---------- Input material ----------

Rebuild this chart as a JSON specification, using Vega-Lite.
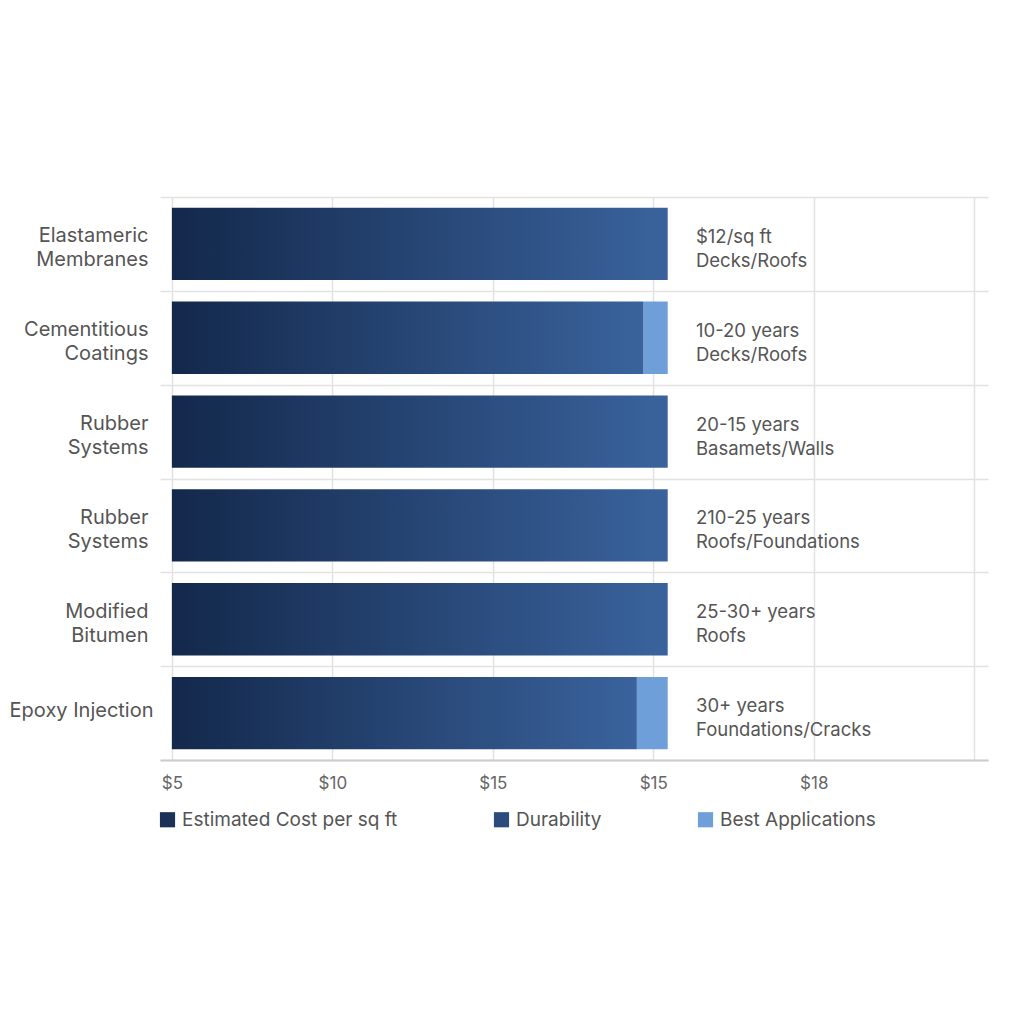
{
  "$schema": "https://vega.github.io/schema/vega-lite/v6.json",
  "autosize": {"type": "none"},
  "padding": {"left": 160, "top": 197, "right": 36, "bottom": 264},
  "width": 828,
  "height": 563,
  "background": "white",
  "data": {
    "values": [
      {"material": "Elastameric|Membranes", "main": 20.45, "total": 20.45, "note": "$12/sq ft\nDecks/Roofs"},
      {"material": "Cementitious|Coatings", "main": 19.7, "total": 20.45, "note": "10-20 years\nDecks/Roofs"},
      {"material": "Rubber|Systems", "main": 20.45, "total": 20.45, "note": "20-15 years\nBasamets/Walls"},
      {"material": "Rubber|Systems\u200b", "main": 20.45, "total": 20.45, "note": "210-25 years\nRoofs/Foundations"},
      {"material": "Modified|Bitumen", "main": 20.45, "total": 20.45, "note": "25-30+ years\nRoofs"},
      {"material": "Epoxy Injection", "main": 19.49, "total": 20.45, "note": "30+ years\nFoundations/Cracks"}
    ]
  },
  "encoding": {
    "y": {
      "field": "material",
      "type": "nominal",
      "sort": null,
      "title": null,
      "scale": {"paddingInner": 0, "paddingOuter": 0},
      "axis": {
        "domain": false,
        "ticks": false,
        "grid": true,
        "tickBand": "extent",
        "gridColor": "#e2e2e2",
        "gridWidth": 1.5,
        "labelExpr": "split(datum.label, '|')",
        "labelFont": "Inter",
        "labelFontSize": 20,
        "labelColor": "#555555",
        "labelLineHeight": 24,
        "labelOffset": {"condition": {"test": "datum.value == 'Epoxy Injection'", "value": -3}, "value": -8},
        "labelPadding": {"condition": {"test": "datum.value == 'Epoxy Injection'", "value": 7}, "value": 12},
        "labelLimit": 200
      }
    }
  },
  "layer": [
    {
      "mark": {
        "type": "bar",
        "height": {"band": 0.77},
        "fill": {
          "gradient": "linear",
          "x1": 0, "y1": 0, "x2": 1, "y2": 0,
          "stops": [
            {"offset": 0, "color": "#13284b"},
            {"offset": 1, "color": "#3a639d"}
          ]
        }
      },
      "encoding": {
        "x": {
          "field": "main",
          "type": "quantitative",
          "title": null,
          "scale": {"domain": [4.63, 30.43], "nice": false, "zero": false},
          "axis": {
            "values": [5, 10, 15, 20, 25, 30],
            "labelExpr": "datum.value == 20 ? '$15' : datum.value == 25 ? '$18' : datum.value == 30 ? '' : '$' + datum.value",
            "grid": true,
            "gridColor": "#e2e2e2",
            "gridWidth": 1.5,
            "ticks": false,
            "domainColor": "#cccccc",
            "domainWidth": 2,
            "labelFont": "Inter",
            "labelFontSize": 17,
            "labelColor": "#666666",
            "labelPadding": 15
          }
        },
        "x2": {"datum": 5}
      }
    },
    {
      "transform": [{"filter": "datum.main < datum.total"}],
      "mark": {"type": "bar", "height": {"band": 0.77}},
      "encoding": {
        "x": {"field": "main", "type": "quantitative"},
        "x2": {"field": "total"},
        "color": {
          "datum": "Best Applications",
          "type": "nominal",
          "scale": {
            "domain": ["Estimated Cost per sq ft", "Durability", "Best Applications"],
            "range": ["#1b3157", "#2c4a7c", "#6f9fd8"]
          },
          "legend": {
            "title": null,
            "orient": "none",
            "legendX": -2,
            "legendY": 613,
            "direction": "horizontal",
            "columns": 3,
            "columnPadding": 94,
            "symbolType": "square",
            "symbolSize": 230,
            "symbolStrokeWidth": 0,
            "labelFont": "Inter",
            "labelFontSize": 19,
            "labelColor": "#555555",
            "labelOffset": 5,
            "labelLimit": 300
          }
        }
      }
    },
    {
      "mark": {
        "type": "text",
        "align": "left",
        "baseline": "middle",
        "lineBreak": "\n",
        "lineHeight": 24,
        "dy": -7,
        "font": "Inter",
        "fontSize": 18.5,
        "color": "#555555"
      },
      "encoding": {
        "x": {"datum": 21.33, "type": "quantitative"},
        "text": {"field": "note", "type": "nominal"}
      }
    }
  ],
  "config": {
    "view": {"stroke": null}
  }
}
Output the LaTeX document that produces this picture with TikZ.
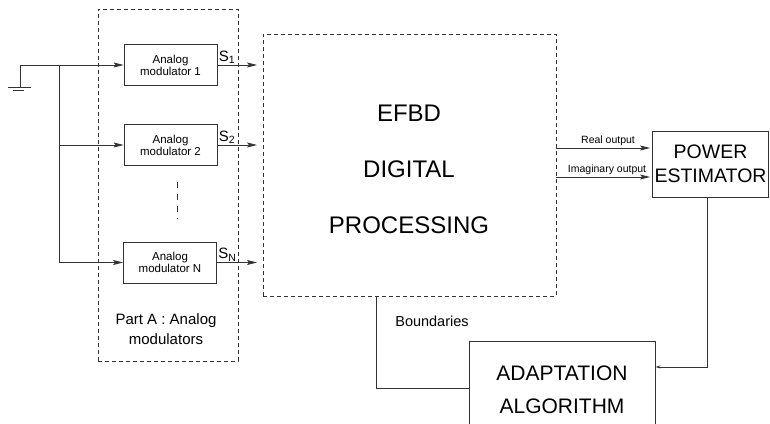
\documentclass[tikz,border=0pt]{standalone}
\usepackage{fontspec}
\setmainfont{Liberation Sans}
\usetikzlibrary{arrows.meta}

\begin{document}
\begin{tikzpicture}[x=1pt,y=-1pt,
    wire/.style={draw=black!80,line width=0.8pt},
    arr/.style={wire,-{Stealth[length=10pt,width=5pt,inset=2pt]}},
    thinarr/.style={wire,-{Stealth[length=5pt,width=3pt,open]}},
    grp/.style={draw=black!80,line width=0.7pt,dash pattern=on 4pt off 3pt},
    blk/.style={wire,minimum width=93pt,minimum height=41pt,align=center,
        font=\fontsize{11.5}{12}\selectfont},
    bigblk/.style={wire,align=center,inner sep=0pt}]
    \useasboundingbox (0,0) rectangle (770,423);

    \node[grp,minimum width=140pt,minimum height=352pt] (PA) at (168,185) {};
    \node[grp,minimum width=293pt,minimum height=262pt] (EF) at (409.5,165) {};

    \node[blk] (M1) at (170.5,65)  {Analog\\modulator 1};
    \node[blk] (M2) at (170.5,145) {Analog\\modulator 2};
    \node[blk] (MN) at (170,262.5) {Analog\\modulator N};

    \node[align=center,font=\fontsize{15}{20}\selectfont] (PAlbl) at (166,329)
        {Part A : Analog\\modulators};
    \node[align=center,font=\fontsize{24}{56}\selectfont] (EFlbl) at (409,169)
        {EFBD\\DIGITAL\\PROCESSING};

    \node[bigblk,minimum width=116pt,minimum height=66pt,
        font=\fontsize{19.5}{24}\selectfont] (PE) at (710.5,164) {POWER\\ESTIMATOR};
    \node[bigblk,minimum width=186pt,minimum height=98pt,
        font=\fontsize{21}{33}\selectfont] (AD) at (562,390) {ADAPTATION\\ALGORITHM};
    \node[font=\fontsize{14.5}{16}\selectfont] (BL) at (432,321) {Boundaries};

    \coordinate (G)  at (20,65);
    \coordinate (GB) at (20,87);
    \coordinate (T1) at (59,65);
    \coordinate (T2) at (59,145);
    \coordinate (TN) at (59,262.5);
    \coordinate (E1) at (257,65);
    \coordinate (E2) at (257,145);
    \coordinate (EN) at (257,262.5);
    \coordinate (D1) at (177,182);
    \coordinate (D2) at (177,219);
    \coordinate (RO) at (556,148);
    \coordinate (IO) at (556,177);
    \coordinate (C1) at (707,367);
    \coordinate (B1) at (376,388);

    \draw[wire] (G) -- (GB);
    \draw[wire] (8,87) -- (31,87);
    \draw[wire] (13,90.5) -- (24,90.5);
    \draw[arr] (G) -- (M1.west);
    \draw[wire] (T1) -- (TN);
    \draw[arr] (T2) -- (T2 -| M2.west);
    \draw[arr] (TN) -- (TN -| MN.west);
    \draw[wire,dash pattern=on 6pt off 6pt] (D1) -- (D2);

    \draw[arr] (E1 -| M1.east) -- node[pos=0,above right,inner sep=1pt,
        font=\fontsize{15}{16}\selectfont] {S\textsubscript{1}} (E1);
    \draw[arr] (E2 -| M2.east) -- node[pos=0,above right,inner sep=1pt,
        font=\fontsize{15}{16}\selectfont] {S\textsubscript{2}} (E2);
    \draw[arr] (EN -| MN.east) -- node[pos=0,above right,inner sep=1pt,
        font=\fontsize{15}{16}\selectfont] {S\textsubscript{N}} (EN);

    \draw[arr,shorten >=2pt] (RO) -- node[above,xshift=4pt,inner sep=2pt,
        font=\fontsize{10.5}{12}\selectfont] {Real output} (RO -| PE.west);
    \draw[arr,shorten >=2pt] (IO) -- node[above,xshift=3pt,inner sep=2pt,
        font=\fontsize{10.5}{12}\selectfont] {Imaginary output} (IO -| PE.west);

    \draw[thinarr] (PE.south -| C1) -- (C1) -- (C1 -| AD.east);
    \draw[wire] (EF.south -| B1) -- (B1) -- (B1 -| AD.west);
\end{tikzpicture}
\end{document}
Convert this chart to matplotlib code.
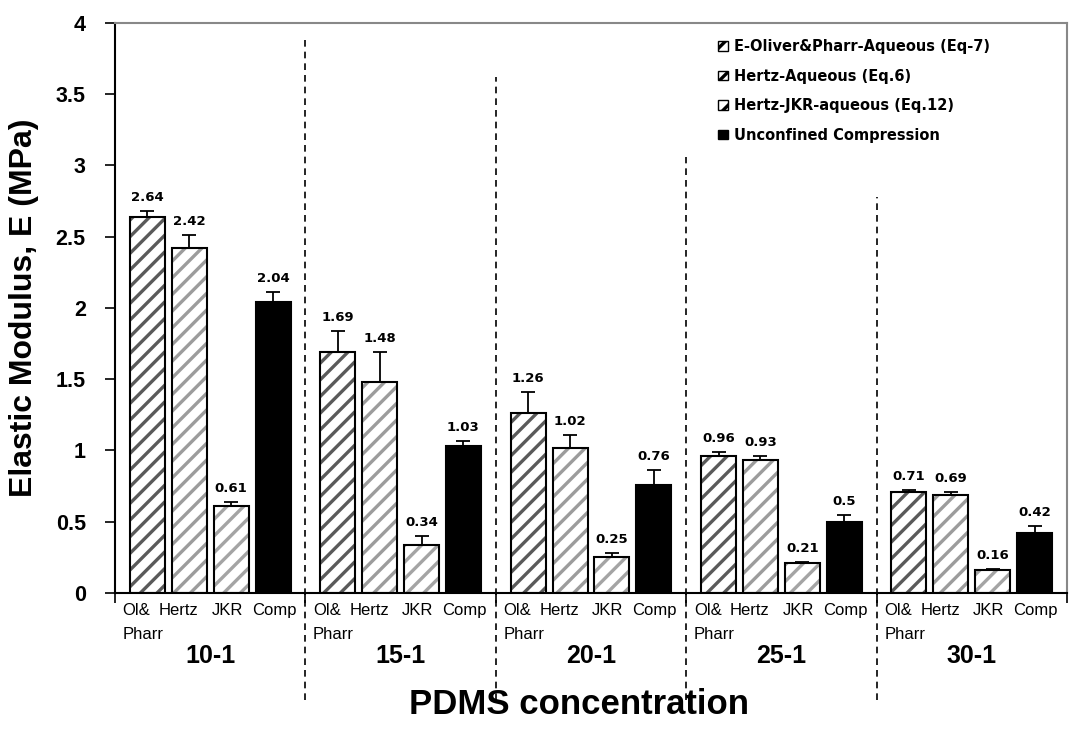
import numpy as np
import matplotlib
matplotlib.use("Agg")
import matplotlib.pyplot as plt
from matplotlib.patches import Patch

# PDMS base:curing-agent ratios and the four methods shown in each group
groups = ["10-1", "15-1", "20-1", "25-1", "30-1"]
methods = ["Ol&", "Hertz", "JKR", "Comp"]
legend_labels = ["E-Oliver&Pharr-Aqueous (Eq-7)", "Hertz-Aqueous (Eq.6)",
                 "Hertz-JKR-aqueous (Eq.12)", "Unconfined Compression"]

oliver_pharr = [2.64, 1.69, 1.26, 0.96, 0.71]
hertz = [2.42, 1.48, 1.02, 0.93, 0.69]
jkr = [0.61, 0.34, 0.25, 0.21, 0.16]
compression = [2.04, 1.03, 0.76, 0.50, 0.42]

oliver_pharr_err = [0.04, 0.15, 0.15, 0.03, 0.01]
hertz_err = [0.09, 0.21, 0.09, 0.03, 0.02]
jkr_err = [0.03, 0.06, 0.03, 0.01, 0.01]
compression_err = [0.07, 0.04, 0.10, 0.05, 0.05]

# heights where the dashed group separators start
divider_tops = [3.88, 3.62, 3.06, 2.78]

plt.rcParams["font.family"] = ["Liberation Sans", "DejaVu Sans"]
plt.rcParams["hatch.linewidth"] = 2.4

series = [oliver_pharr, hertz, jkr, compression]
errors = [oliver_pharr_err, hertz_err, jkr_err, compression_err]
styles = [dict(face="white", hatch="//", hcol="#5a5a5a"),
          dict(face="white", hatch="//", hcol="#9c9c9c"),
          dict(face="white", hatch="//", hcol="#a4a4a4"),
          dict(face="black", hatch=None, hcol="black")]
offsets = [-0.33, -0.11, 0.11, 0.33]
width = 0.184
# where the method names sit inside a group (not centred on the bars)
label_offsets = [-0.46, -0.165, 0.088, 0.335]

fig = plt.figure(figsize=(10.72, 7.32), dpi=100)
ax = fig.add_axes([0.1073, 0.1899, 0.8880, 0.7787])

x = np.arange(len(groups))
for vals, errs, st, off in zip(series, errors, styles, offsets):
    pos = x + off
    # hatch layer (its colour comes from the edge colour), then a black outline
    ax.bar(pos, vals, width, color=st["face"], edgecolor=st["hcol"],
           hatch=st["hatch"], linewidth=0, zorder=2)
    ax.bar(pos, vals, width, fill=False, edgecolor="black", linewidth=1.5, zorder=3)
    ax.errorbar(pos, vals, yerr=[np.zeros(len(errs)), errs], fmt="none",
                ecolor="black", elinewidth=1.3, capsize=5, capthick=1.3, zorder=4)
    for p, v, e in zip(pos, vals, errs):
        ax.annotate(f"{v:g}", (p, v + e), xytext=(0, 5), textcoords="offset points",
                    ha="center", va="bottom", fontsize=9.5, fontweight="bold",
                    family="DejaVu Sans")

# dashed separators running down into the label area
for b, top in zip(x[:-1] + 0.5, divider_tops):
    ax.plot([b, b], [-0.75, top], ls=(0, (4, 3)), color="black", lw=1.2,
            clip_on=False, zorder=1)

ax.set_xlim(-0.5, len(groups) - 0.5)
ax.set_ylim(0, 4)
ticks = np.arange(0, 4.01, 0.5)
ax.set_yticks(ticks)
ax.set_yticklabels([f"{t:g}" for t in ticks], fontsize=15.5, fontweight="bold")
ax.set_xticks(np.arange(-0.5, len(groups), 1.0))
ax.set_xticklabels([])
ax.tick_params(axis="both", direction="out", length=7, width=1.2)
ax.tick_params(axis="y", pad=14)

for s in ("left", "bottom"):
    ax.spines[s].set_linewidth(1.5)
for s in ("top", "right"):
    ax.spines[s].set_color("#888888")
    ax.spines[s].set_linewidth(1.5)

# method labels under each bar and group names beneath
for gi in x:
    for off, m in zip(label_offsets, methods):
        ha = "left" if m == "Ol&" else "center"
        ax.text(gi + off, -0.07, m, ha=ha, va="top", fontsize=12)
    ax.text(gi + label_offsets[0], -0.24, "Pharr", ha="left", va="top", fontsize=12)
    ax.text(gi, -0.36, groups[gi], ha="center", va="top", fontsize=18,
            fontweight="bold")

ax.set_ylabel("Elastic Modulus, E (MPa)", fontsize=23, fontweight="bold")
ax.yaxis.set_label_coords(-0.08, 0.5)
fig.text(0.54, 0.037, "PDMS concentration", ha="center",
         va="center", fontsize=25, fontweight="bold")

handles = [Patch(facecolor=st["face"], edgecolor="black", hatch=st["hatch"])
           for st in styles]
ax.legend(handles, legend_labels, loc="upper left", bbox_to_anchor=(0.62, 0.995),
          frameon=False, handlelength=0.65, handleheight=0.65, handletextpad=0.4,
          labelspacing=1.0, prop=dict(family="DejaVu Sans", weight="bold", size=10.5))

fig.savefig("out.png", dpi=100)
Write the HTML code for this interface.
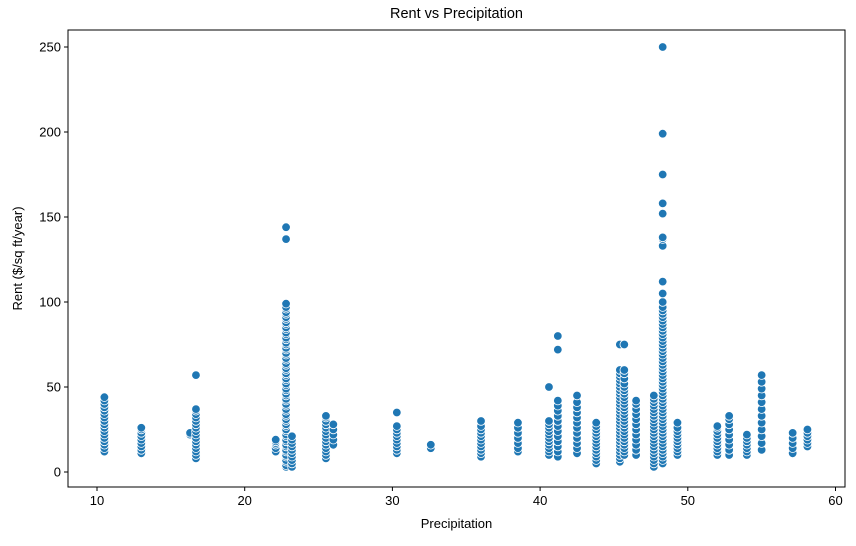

----------

Above this task is a listing with pictures in it. Retype only the lines from the one containing "Output the LaTeX" through the one containing "width=293pt,minimum height=262pt] (EF)", both included, and not the pictures.

• [Output]:
Output the LaTeX document that produces this picture with TikZ.
\documentclass[tikz,border=0pt]{standalone}
\usepackage{fontspec}
\setmainfont{Liberation Sans}
\usetikzlibrary{arrows.meta}

\begin{document}
\begin{tikzpicture}[x=1pt,y=-1pt,
    wire/.style={draw=black!80,line width=0.8pt},
    arr/.style={wire,-{Stealth[length=10pt,width=5pt,inset=2pt]}},
    thinarr/.style={wire,-{Stealth[length=5pt,width=3pt,open]}},
    grp/.style={draw=black!80,line width=0.7pt,dash pattern=on 4pt off 3pt},
    blk/.style={wire,minimum width=93pt,minimum height=41pt,align=center,
        font=\fontsize{11.5}{12}\selectfont},
    bigblk/.style={wire,align=center,inner sep=0pt}]
    \useasboundingbox (0,0) rectangle (770,423);

    \node[grp,minimum width=140pt,minimum height=352pt] (PA) at (168,185) {};
    \node[grp,minimum width=293pt,minimum height=262pt] (EF) at (409.5,165) {};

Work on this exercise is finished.